The Polish parliament approved on Wednesday a law limiting the ability of Holocaust survivors and descendants of Holocaust victims to reclaim their property, prompting Israeli officials to take action and issue harsh condemnations.
The Polish Holocaust Restitution Law sets a 30-year deadline for Jews to recover property seized by Nazi Germany in Poland, essentially preventing any Holocaust-era compensation claims or appeals of past decisions.
The law severely restricts the process for Holocaust survivors and their families, as well as other Jewish and non-Jewish property owners, to obtain restitution for property confiscated during Poland’s communist era.
Foreign Minister Yair Lapid stated that Israel “will not compromise in any way regarding the memory of the Holocaust. I condemn the legislation that was passed in the Polish Parliament, which damages both the memory of the Holocaust and the rights of its victims.”
He noted that back in 2018 he objected to the joint statement that was adopted between Israel and Poland announcing good relations after ending another Holocaust history-related dispute, and “it is now being reconsidered.” Israel may repeal the diplomatic statement.

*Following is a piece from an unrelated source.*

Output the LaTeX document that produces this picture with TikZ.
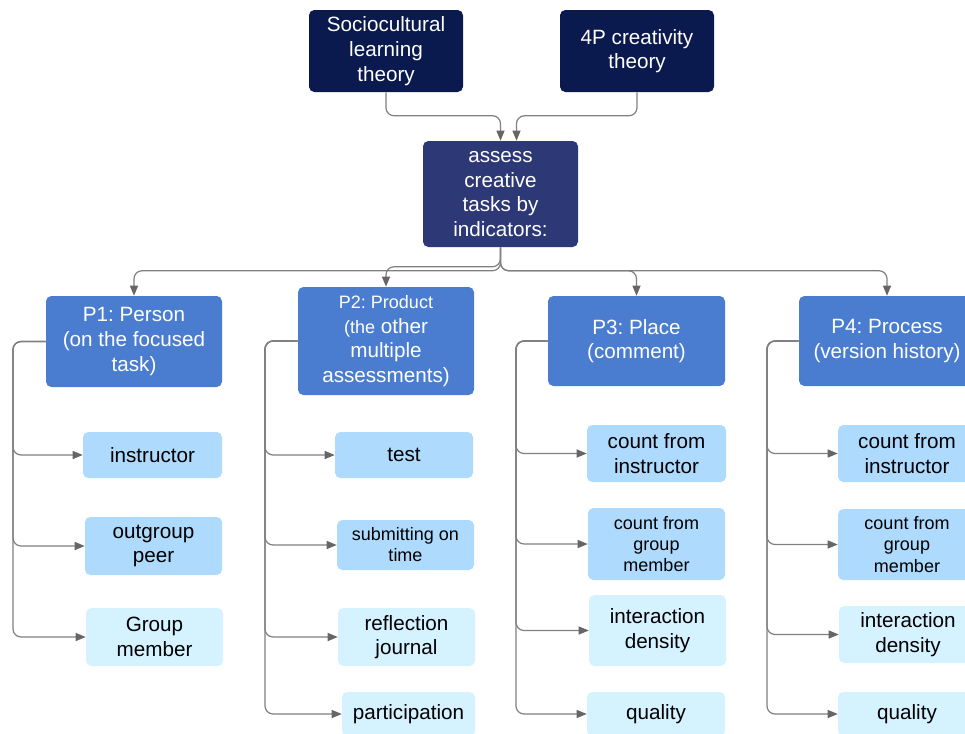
\documentclass[tikz,border=0pt]{standalone}
\usepackage{fontspec}
\setmainfont{Liberation Sans}
\frenchspacing
\usetikzlibrary{arrows.meta}
\definecolor{navy}{HTML}{0B1A4E}
\definecolor{assessc}{HTML}{2D3877}
\definecolor{pblue}{HTML}{4A7DCF}
\definecolor{lblue}{HTML}{ADDAFD}
\definecolor{pale}{HTML}{D4F2FF}
\definecolor{lineg}{HTML}{808080}
\definecolor{tipg}{HTML}{666666}
\tikzset{
  sz/.style 2 args={minimum width=#1*0.75pt, minimum height=#2*0.75pt},
  box/.style={rounded corners=4pt, align=center, inner sep=0pt,
    font=\fontsize{15.5}{18.5}\selectfont\frenchspacing},
  darkbox/.style={box, fill=navy, text=white},
  midbox/.style={box, fill=assessc, text=white},
  pbox/.style={box, fill=pblue, text=white},
  lbox/.style={box, fill=lblue, text=black},
  palebox/.style={box, fill=pale, text=black},
  smalltext/.style={font=\fontsize{13.5}{15.8}\selectfont},
  conn/.style={draw=lineg, line width=0.9pt, rounded corners=6pt,
    -{Triangle[length=7.5pt,width=6pt,fill=tipg,color=tipg]}},
}
\begin{document}
\begin{tikzpicture}[x=0.75pt, y=-0.75pt]
\useasboundingbox (0,0) rectangle (965,733);
\clip (0,0) rectangle (965,733);
\fill[white] (0,0) rectangle (965,733);

% top
\node[darkbox, sz={154}{82}] (soc) at (386,51) {Sociocultural\\learning\\theory};
\node[darkbox, sz={154}{82}] (fp) at (637,51) {4P creativity\\theory};
\node[midbox, sz={155}{106}] (assess) at (500.5,194) {assess\\creative\\tasks by\\indicators:};

% P boxes
\node[pbox, sz={176}{91}] (p1) at (134,341.5) {P1: Person\\(on the focused\\task)};
\node[pbox, sz={176}{108}] (p2) at (386,341) {{\fontsize{13.5}{18.5}\selectfont P2: Product}\\{\fontsize{13.5}{18.5}\selectfont (the} other\\multiple\\assessments)};
\node[pbox, sz={177}{90}] (p3) at (636.5,341) {P3: Place\\(comment)};
\node[pbox, sz={176}{90}] (p4) at (887,341) {P4: Process\\(version history)};

% P1 children
\node[lbox, sz={139}{46}] (p1a) at (152.5,455) {instructor};
\node[lbox, sz={137}{58}] (p1b) at (153.5,546) {outgroup\\peer};
\node[palebox, sz={137}{58}] (p1c) at (154.5,637) {Group\\member};

% P2 children
\node[lbox, sz={138}{46}] (p2a) at (404,455) {test};
\node[lbox, smalltext, sz={137}{50}] (p2b) at (405.5,545) {submitting on\\time};
\node[palebox, sz={137}{58}] (p2c) at (406.5,637) {reflection\\journal};
\node[palebox, sz={133}{44}] (p2d) at (408.5,714) {participation};

% P3 children
\node[lbox, sz={139}{57}] (p3a) at (656.5,453.5) {count from\\instructor};
\node[lbox, smalltext, sz={137}{72}] (p3b) at (656.5,544) {count from\\group\\member};
\node[palebox, sz={137}{71}] (p3c) at (657.5,630.5) {interaction\\density};
\node[palebox, sz={138}{44}] (p3d) at (656,714) {quality};

% P4 children
\node[lbox, sz={138}{57}] (p4a) at (907,453.5) {count from\\instructor};
\node[lbox, smalltext, sz={138}{71}] (p4b) at (907,544.5) {count from\\group\\member};
\node[palebox, sz={138}{57}] (p4c) at (908,634.5) {interaction\\density};
\node[palebox, sz={138}{44}] (p4d) at (907,714) {quality};

% top connectors
\draw[conn] (soc.south) |- ([yshift=18.75pt]assess.north) -- (assess.north);
\draw[conn] (fp.south) |- ([xshift=12pt,yshift=18.75pt]assess.north) -- ([xshift=12pt]assess.north);

% assess to P
\draw[conn] (assess.south) |- ([yshift=18.75pt]p1.north) -- (p1.north);
\draw[conn] (assess.south) |- ([yshift=15pt]p2.north) -- (p2.north);
\draw[conn] (assess.south) |- ([yshift=18.75pt]p3.north) -- (p3.north);
\draw[conn] (assess.south) |- ([yshift=18.75pt]p4.north) -- (p4.north);

% brackets
\coordinate (p1l) at (13,341.5);
\coordinate (p2l) at (265,341);
\coordinate (p3l) at (516,341);
\coordinate (p4l) at (767,341);
\foreach \c in {p1a,p1b,p1c} \draw[conn] (p1.west) -- (p1l) |- (\c.west);
\foreach \c in {p2a,p2b,p2c,p2d} \draw[conn] (p2.west |- p2l) -- (p2l) |- (\c.west);
\foreach \c in {p3a,p3b,p3c,p3d} \draw[conn] (p3.west) -- (p3l) |- (\c.west);
\foreach \c in {p4a,p4b,p4c,p4d} \draw[conn] (p4.west) -- (p4l) |- (\c.west);
\end{tikzpicture}
\end{document}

“I will continue to oppose any attempt to rewrite history, and to promote concessions that come at the expense of the Holocaust, of the Jewish people or the rights of Holocaust victims. Poland knows what the right thing to do is – repeal the law,” he demanded.
Speaker of the Knesset Mickey Levy decided not to re-establish the Israeli-Polish parliamentary friendship group, saying the law is “a daylight robbery that desecrates the memory of the Holocaust.”
“Poland’s decision to pass this immoral law harms the friendship and bilateral relations between Israel and Poland. Consequently, there is no place to re-establish the parliamentary friendship group between the Israeli Knesset and the Polish Sejm and Senate, which regularly holds various activities to strengthen ties between the countries,” he explained.
He urged Polish President Andrzej Duda to “veto this wrongful law.”
Duda needs to sign the order to become law. His vetoing it is unlikely.
Further diplomatic friction is expected between the two countries.
US Secretary of State Antony Blinken stated the US is “deeply concerned” by the law and urged Duda not sign the bill into law or refer the bill to Poland’s constitutional tribunal.
He said a comprehensive law for resolving confiscated property claims is needed to “provide some measure of justice for victims.” Until such a law is enacted, the pathway to compensation “should not be closed for new claims or those pending decisions in administrative courts.”